Robert B. Reich: Bernie Sanders and the free market
Crass distortions of the choices facing the nation sometimes come masked in the media as “political analysis.” But whatever they’re called, they can’t be allowed to stand.
Such was the Washington Post’s front-page piece last week, ostensibly an analysis of the policies proposed by Sen. Bernie Sanders of Vermont.
Sanders, wrote the Post’s David Fahrenthold, “is not just a big-spending liberal. His agenda is not just about money. It’s also about control.”
Fahrenthold claims Sanders’ plan for paying for students’ college tuition at public universities with a tax on Wall Street trades would mean “colleges would run by government rules.”
Apparently Fahrenthold is unaware that three-quarters of college students today attend public universities financed largely by state governments.
And even those who attend elite private universities benefit from federal tax subsidies flowing to wealthy donors. Meg Whitman’s recent $30 million donation to Princeton, for example, is really $20 million from her plus an estimated $10 million she deducted from her taxable income.
Notwithstanding all this government largesse, colleges aren’t “run by government rules.”
The real problem is that too many young people still can’t afford a college education.
The move toward free public higher education that began after World War II with the G.I. Bill and was extended in the 1960s by leading public universities was reversed starting in the 1980s because of shrinking state budgets. Tuition has skyrocketed in recent years as states slashed education spending. It’s time to resurrect that earlier goal.
Besides, the biggest threats to academic freedom these days aren’t coming from government. They’re coming as conditions attached to funding from billionaires and big corporations that is increasing as public funding drops.
When the Charles G. Koch Charitable Foundation pledged $1.5 million to Florida State University’s economics department, for example, it stipulated that a Koch-appointed advisory committee would select professors and undertake annual evaluations.
The Koch brothers now fund 350 programs at over 250 colleges and universities across America.

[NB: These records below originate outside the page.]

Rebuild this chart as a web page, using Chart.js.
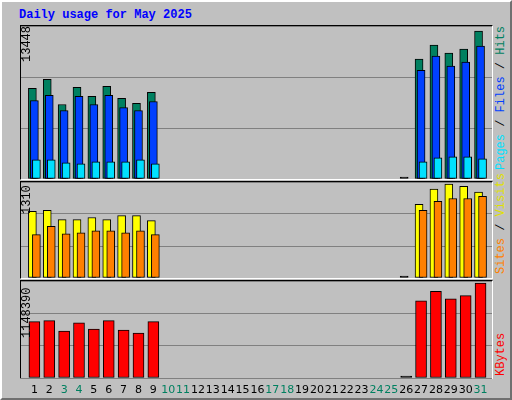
<!DOCTYPE html>
<html>
<head>
<meta charset="utf-8">
<script src="https://cdn.jsdelivr.net/npm/chart.js@4/dist/chart.umd.min.js"></script>
<style>
    body { margin: 0; background: #c0c0c0; }
    #frame { position: relative; width: 508px; height: 396px; background: #c0c0c0;
        border-top: 2px solid #fff; border-left: 2px solid #fff;
        border-right: 2px solid #707070; border-bottom: 2px solid #707070; overflow: hidden; }
    .panel { position: absolute; left: 18px; width: 471px;
        border-top: 1px solid #000; border-left: 1px solid #000;
        border-right: 1px solid #fff; border-bottom: 1px solid #fff; }
    canvas { position: absolute; left: 19px; }
    .t { position: absolute; font: bold 12px "Liberation Mono", monospace; white-space: nowrap; }
    .rot { position: absolute; font: 12px "Liberation Mono", monospace; white-space: nowrap;
        transform-origin: 0 0; transform: rotate(-90deg); }
</style>
</head>
<body>
<div id="frame">
    <div class="t" style="left:17px;top:6px;color:#0000ff">Daily usage for May 2025</div>
    <div class="panel" style="top:23px;height:153px"></div>
    <div class="panel" style="top:179px;height:96px"></div>
    <div class="panel" style="top:278px;height:97px"></div>
    <canvas id="c1" width="471" height="153" style="top:24px"></canvas>
    <canvas id="c2" width="471" height="96" style="top:180px"></canvas>
    <canvas id="c3" width="471" height="120" style="top:279px"></canvas>
    <div class="rot" style="left:18px;top:60px">13448</div>
    <div class="rot" style="left:18px;top:212px">1310</div>
    <div class="rot" style="left:18px;top:336px">1148390</div>
    <div class="rot" style="left:492px;top:168px"><span style="color:#00e0ff">Pages</span> / <span style="color:#0040ff">Files</span> / <span style="color:#008060">Hits</span></div>
    <div class="rot" style="left:492px;top:272px"><span style="color:#ff8000">Sites</span> / <span style="color:#e0e000">Visits</span></div>
    <div class="rot" style="left:492px;top:374px"><span style="color:#ff0000">KBytes</span></div>
</div>
<script>
const days = Array.from({ length: 31 }, (_, i) => i + 1);
const weekend = [3, 4, 10, 11, 17, 18, 24, 25, 31];
const N = null;
const hits = [8230, 9060, 6770, 8320, 7510, 8420, 7320, 6870, 7870, N, N, N, N, N, N, N, N, N, N, N, N, N, N, N, N, 0, 10890, 12170, 11440, 11810, 13448];
const files = [7130, 7600, 6220, 7510, 6770, 7600, 6490, 6220, 7040, N, N, N, N, N, N, N, N, N, N, N, N, N, N, N, N, N, 9880, 11170, 10250, 10620, 12080];
const pages = [1740, 1740, 1470, 1380, 1550, 1550, 1550, 1740, 1380, N, N, N, N, N, N, N, N, N, N, N, N, N, N, N, N, N, 1550, 1920, 2020, 2020, 1830];
const sites = [930, 945, 815, 815, 845, 815, 870, 870, 800, N, N, N, N, N, N, N, N, N, N, N, N, N, N, N, N, 0, 1030, 1240, 1310, 1280, 1200];
const visits = [605, 720, 615, 630, 660, 660, 630, 660, 605, N, N, N, N, N, N, N, N, N, N, N, N, N, N, N, N, N, 945, 1070, 1110, 1110, 1140];
const kbytes = [682000, 694000, 568000, 669000, 593000, 694000, 580000, 543000, 682000, N, N, N, N, N, N, N, N, N, N, N, N, N, N, N, N, 0, 934000, 1048000, 959000, 997000, 1148390];

const DAY_PX = 14.87;
const pts = (arr, shiftPx) => arr.map((v, i) => ({ x: days[i] + shiftPx / DAY_PX, y: v }));

function bar(label, arr, shift, color, width) {
    return {
        label, data: pts(arr, shift), grouped: false, barThickness: width,
        backgroundColor: ctx => (ctx.raw && ctx.raw.y === 0 ? "#000" : color),
        borderColor: "#000", borderWidth: 1, borderSkipped: false, minBarLength: 2
    };
}

function opts(max, extraBottom) {
    return {
        responsive: false, animation: false,
        layout: { padding: { bottom: extraBottom || 0 } },
        plugins: { legend: { display: false }, tooltip: { enabled: false } },
        scales: {
            x: { type: "linear", min: 0.1, max: 31.77, offset: false, display: false },
            y: { min: 0, max, display: true, border: { display: false },
                ticks: { display: false, stepSize: max / 3 },
                grid: { color: "#808080", lineWidth: 1, drawTicks: false } }
        }
    };
}

const dayLabels = {
    id: "dayLabels",
    afterDraw(chart) {
        const c = chart.ctx, sx = chart.scales.x;
        c.save();
        c.font = "11px 'DejaVu Sans'";
        c.textAlign = "center";
        c.textBaseline = "middle";
        days.forEach(d => {
            c.fillStyle = weekend.includes(d) ? "#008060" : "#000";
            c.fillText(String(d), sx.getPixelForValue(d), chart.chartArea.bottom + 12);
        });
        c.restore();
    }
};

new Chart(document.getElementById("c1"), {
    type: "bar",
    data: { datasets: [
        bar("Pages", pages, 2, "#00e0ff", 8),
        bar("Files", files, 0, "#0040ff", 8),
        bar("Hits", hits, -2, "#008060", 8)
    ].map((d, i) => ({ ...d, order: i })) },
    options: opts(13900)
});

new Chart(document.getElementById("c2"), {
    type: "bar",
    data: { datasets: [
        bar("Visits", visits, 2, "#ff8000", 8),
        bar("Sites", sites, -2, "#ffff00", 8)
    ].map((d, i) => ({ ...d, order: i })) },
    options: opts(1340)
});

new Chart(document.getElementById("c3"), {
    type: "bar",
    data: { datasets: [bar("KBytes", kbytes, 0, "#ff0000", 11)] },
    options: opts(1174000, 23),
    plugins: [dayLabels]
});
</script>
</body>
</html>
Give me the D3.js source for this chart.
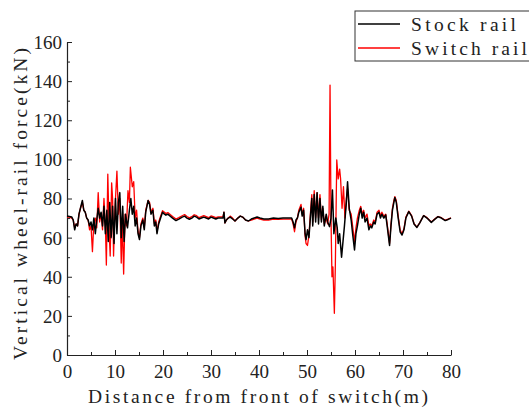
<!DOCTYPE html>
<html>
<head>
<meta charset="utf-8">
<script src="https://cdn.jsdelivr.net/npm/d3@7"></script>
<style>
  body { margin: 0; background: #fff; }
</style>
</head>
<body>
<svg width="529" height="407"></svg>
<script>
// distance (m), force (kN)
const stockRail = [
  [0,71],[0.5,70.8],[1,70.5],[1.3,69],[1.6,64],[1.9,67],[2.2,66],[2.5,72],[2.8,75],[3.2,79],
  [3.5,74],[3.8,73],[4.1,70],[4.4,69],[4.7,66],[5,68],[5.3,64],[5.6,70],[5.9,62],[6.2,69],
  [6.5,75],[6.8,70],[7.1,73],[7.4,66],[7.7,76],[8,62],[8.3,74],[8.6,58],[8.9,78],[9.2,60],
  [9.5,76],[9.8,57],[10.1,80],[10.4,62],[10.7,78],[11,83],[11.3,60],[11.6,76],[11.9,58],[12.2,72],
  [12.6,65],[13,74],[13.3,80],[13.6,72],[13.9,76],[14.2,66],[14.5,70],[14.8,62],[15.1,59],[15.4,66],
  [15.8,69],[16.1,64],[16.4,73],[16.9,79],[17.2,77],[17.5,72],[17.9,74],[18.2,66],[18.5,68],[18.75,62],
  [19.1,67],[19.5,70],[19.9,73],[20.3,72],[20.6,71.5],[21,72],[21.5,71],[22,70],[22.7,68.7],[23.3,69.5],
  [24,70.5],[24.5,71],[25,70],[25.5,69.4],[26,70],[26.5,71],[27,70.5],[27.5,69.5],[28,70],[28.5,70.5],
  [29,70],[29.5,69.5],[30,70.5],[30.5,70],[31,69.5],[31.5,70],[32,70],[32.5,70],[32.7,73],[32.9,67.5],
  [33.2,69],[33.6,70],[34,70.5],[34.5,69.5],[35,68.5],[35.6,70],[36.1,71],[36.6,70.5],[37.2,69],[37.8,68.5],
  [38.4,69.5],[39,70],[39.6,70.5],[40.2,70],[41,69.5],[42,69.5],[43,70],[44,69.8],[45,70],[46,70],
  [46.8,70],[47.1,68],[47.4,65],[47.7,69],[48,70],[48.3,73],[48.75,75.5],[49,71],[49.3,74],[49.6,62],
  [49.8,59],[50.1,64],[50.4,60],[50.7,70],[51,80],[51.2,66],[51.5,82],[51.8,68],[52.1,83],[52.4,67],
  [52.7,80],[53,68],[53.3,76],[53.6,66],[54,72],[54.3,68],[54.7,65.6],[55,70],[55.3,84.4],[55.6,62],
  [56,70],[56.3,65],[56.5,57],[56.8,62],[57.2,50],[57.5,58],[57.8,66],[58.2,78],[58.45,88.5],[58.8,75],
  [59.2,69],[59.5,62],[59.9,53.7],[60.2,62],[60.5,66],[60.9,72],[61.2,75],[61.5,70],[61.8,73],[62.1,68],
  [62.5,70],[62.9,64],[63.2,66],[63.5,65],[63.9,68],[64.2,67],[64.6,72],[65,73],[65.3,70],[65.6,72],
  [66,70],[66.4,71.6],[66.7,66],[67,60],[67.2,56],[67.5,66],[67.8,74],[68.1,78],[68.3,80.5],[68.6,78],
  [69,70],[69.4,63],[69.8,61.3],[70.2,64],[70.6,70],[71.2,73.3],[71.8,71],[72.3,67],[72.9,65.2],[73.5,67.5],
  [74.3,71.2],[75,70],[75.9,67.8],[76.6,69.3],[77.3,70.7],[78,70],[78.8,68.7],[79.4,69.3],[80,70]
];

const switchRail = [
  [0,70.5],[0.5,70.5],[1,70],[1.3,69],[1.6,65],[1.9,67],[2.2,66],[2.5,72],[2.8,75],[3.2,78],
  [3.5,74],[3.8,73],[4.1,70],[4.4,69],[4.7,64],[5,66],[5.3,52.8],[5.6,68],[5.9,70],[6.2,65],
  [6.5,83],[6.8,68],[7.1,72],[7.4,64],[7.7,80],[8,66],[8.2,46],[8.5,92.5],[8.8,62],[9,50.6],
  [9.3,88],[9.5,80],[9.7,50.6],[10,75],[10.4,94],[10.7,72],[11,80],[11.3,47],[11.5,70],[11.8,41.4],
  [12.1,72],[12.4,66],[12.7,84],[13,78],[13.2,96],[13.6,86],[13.9,88.6],[14.2,70],[14.5,74],[14.8,63],
  [15.1,60],[15.4,67],[15.8,70],[16.1,65],[16.4,74],[16.9,79],[17.2,78],[17.5,73],[17.9,75],[18.2,67],
  [18.5,69],[18.75,63],[19.1,68],[19.5,71],[19.9,73.8],[20.3,73],[20.6,72.3],[21,72.8],[21.5,71.8],[22,70.8],
  [22.7,69.5],[23.3,70.2],[24,71.2],[24.5,71.8],[25,70.8],[25.5,70.1],[26,70.7],[26.5,71.7],[27,71.2],[27.5,70.2],
  [28,70.7],[28.5,71.2],[29,70.7],[29.5,70.2],[30,71.1],[30.5,70.7],[31,70.2],[31.5,70.6],[32,70.6],[32.5,70.6],
  [32.7,73],[32.9,67.5],[33.2,69],[33.6,70],[34,71],[34.5,70],[35,68.5],[35.6,70],[36.1,71],[36.6,70.5],
  [37.2,69],[37.8,68.5],[38.4,69],[39,69.5],[39.6,70],[40.2,69.5],[41,69],[42,69],[43,69.5],[44,69.3],
  [45,69.5],[46,69.5],[46.8,69.5],[47.1,67],[47.4,63],[47.7,68],[48,70],[48.3,74],[48.75,77],[49,72],
  [49.3,75],[49.6,61],[49.8,57],[50.1,56],[50.4,61],[50.7,72],[51,82],[51.2,68],[51.5,84],[51.8,70],
  [52.1,83],[52.4,70],[52.7,82],[53,69],[53.3,75],[53.6,67],[54,70],[54.3,67],[54.6,72],[54.8,138],
  [55,70],[55.2,40],[55.4,45],[55.7,21.3],[55.9,45],[56.2,99.7],[56.5,90],[56.8,95],[57,90],[57.3,75],
  [57.6,86],[57.9,70],[58.2,80],[58.45,85],[58.8,74],[59.2,72],[59.5,66],[59.9,58],[60.2,65],[60.5,70],
  [60.9,74],[61.2,76],[61.5,72],[61.8,74],[62.1,70],[62.5,72],[62.9,66],[63.2,67],[63.5,66],[63.9,69],
  [64.2,68],[64.6,73],[65,74],[65.3,71],[65.6,73],[66,71],[66.4,72],[66.7,67],[67,61],[67.2,57],
  [67.5,67],[67.8,75],[68.1,79],[68.3,81],[68.6,79],[69,71],[69.4,64],[69.8,62],[70.2,64.5],[70.6,70.5],
  [71.2,73.5],[71.8,71.2],[72.3,67.2],[72.9,65.4],[73.5,67.7],[74.3,71.3],[75,70.2],[75.9,68],[76.6,69.5],[77.3,70.8],
  [78,70.2],[78.8,68.9],[79.4,69.5],[80,70.1]
];

const seriesNames = ["Stock rail", "Switch rail"];
const seriesColors = ["#000000", "#ff0000"];
const xTicks = [0, 10, 20, 30, 40, 50, 60, 70, 80];
const yTicks = [0, 20, 40, 60, 80, 100, 120, 140, 160];

const serifFont = '"Liberation Serif", "Times New Roman", serif';
const margin = { left: 67, right: 78, top: 42, bottom: 52 };
const svg = d3.select('svg');
const width = +svg.attr('width');
const height = +svg.attr('height');

const xScale = d3.scaleLinear().domain([0, 80]).range([margin.left, width - margin.right]);
const yScale = d3.scaleLinear().domain([0, 160]).range([height - margin.bottom, margin.top]);

const line = d3.line().x(d => xScale(d[0])).y(d => yScale(d[1]));

// minor ticks
svg.append('g')
  .attr('transform', `translate(0, ${yScale(0)})`)
  .call(d3.axisTop(xScale).tickValues(d3.range(5, 80, 10)).tickSize(3).tickFormat(''))
  .call(g => g.select('.domain').remove())
  .selectAll('line').attr('stroke', '#222');

svg.append('g')
  .attr('transform', `translate(${xScale(0)}, 0)`)
  .call(d3.axisRight(yScale).tickValues(d3.range(10, 160, 20)).tickSize(3).tickFormat(''))
  .call(g => g.select('.domain').remove())
  .selectAll('line').attr('stroke', '#222');

// X axis (ticks inward)
const xAxisG = svg.append('g')
  .attr('transform', `translate(0, ${yScale(0)})`)
  .call(d3.axisBottom(xScale).tickValues(xTicks).tickSizeInner(-5).tickSizeOuter(0));
xAxisG.select('.domain').attr('stroke', '#222').attr('stroke-width', 1.2);
xAxisG.selectAll('line').attr('stroke', '#222');
xAxisG.selectAll('text')
  .attr('y', 23).attr('dy', null)
  .attr('font-family', serifFont).attr('font-size', 19).attr('fill', '#222');

// Y axis
const yAxisG = svg.append('g')
  .attr('transform', `translate(${xScale(0)}, 0)`)
  .call(d3.axisLeft(yScale).tickValues(yTicks).tickSizeInner(-5).tickSizeOuter(0));
yAxisG.select('.domain').attr('stroke', '#222').attr('stroke-width', 1.2);
yAxisG.selectAll('line').attr('stroke', '#222');
yAxisG.selectAll('text')
  .attr('x', -5).attr('dy', '0.34em')
  .attr('font-family', serifFont).attr('font-size', 19).attr('fill', '#222');

// series: switch rail underneath, stock rail on top
svg.append('path')
  .datum(switchRail)
  .attr('fill', 'none')
  .attr('stroke', seriesColors[1])
  .attr('stroke-width', 1.3)
  .attr('stroke-linejoin', 'round')
  .attr('d', line);

svg.append('path')
  .datum(stockRail)
  .attr('fill', 'none')
  .attr('stroke', seriesColors[0])
  .attr('stroke-width', 1.5)
  .attr('stroke-linejoin', 'round')
  .attr('d', line);

// axis titles (spaced out like the original wide font)
svg.append('text')
  .attr('x', 88)
  .attr('y', 403)
  .attr('font-family', serifFont)
  .attr('font-size', 19.5)
  .attr('fill', '#222')
  .attr('textLength', 340)
  .attr('lengthAdjust', 'spacing')
  .text('Distance from front of switch(m)');

svg.append('text')
  .attr('transform', 'translate(27, 360) rotate(-90)')
  .attr('font-family', serifFont)
  .attr('font-size', 19.5)
  .attr('fill', '#222')
  .attr('textLength', 312)
  .attr('lengthAdjust', 'spacing')
  .text('Vertical wheel-rail force(kN)');

// legend
const legend = svg.append('g').attr('transform', 'translate(355, 11)');
legend.append('rect')
  .attr('x', 0).attr('y', 0)
  .attr('width', 180).attr('height', 50)
  .attr('fill', '#fff')
  .attr('stroke', '#333')
  .attr('stroke-width', 1);

const legendWidths = [105, 116];
seriesNames.forEach((name, i) => {
  const gy = 13 + i * 24;
  legend.append('line')
    .attr('x1', 3).attr('x2', 45)
    .attr('y1', gy).attr('y2', gy)
    .attr('stroke', seriesColors[i])
    .attr('stroke-width', 1.5);
  legend.append('text')
    .attr('x', 56)
    .attr('y', gy + 7)
    .attr('font-family', serifFont)
    .attr('font-size', 19.5)
    .attr('fill', '#222')
    .attr('textLength', legendWidths[i])
    .attr('lengthAdjust', 'spacing')
    .text(name);
});
</script>
</body>
</html>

You can bet that funding doesn’t underwrite research on inequality and environmental justice.
Fahrenthold similarly claims that Sanders’ plan for a single-payer system would put health care under the “control” of government.
But health care is already largely financed through government subsidies — only they’re flowing to private for-profit health insurers that are now busily consolidating into corporate leviathans.
Anthem’s purchase of giant insurer Cigna will make it the largest health insurer in America; Aetna is buying Humana, creating the second-largest, with 33 million members.
Why should anyone suppose these for-profit corporate giants will be less “controlling” than government?
What we do know is that they’re far more expensive than a single-payer system.
Fahrenthold repeats the charge that Sanders’ health-care plan would cost $15 trillion over 10 years. But single-payer systems in other rich nations have proven cheaper than private for-profit health insurers because they don’t spend huge sums on advertising, marketing, executive pay and billing. So even if the Sanders single-payer plan would cost $15 trillion over 10 years, Americans as a whole would save more than that.
Fahrenthold trusts the “market” more than he does the government, but he overlooks the fact that government sets the rules by which the market runs (such as whether health insurers should be allowed to consolidate even further, or how much of a “charitable” tax deduction wealthy donors to private universities should receive, and whether they should get the deduction if they attach partisan conditions to their donations).
The real choice isn’t between government and the “market.” It’s between a system responsive to the needs of most Americans and one more responsive to the demands of the super-rich, big business and Wall Street — whose economic and political power have grown dramatically over the last three decades.
This is why the logic of Sanders’ ideas depends on the political changes he seeks.
Fahrenthold says a President Sanders couldn’t get any of his ideas implemented anyway because Congress would reject them. But if Bernie Sanders is elected president, American politics will have been altered, reducing the moneyed interests’ chokehold over the public agenda.
Fahrenthold may not see the populism that’s fueling Bernie Sanders’ campaign, but it is gaining strength and conviction. Other politicians, as well as political reporters, ignore this upsurge at their peril.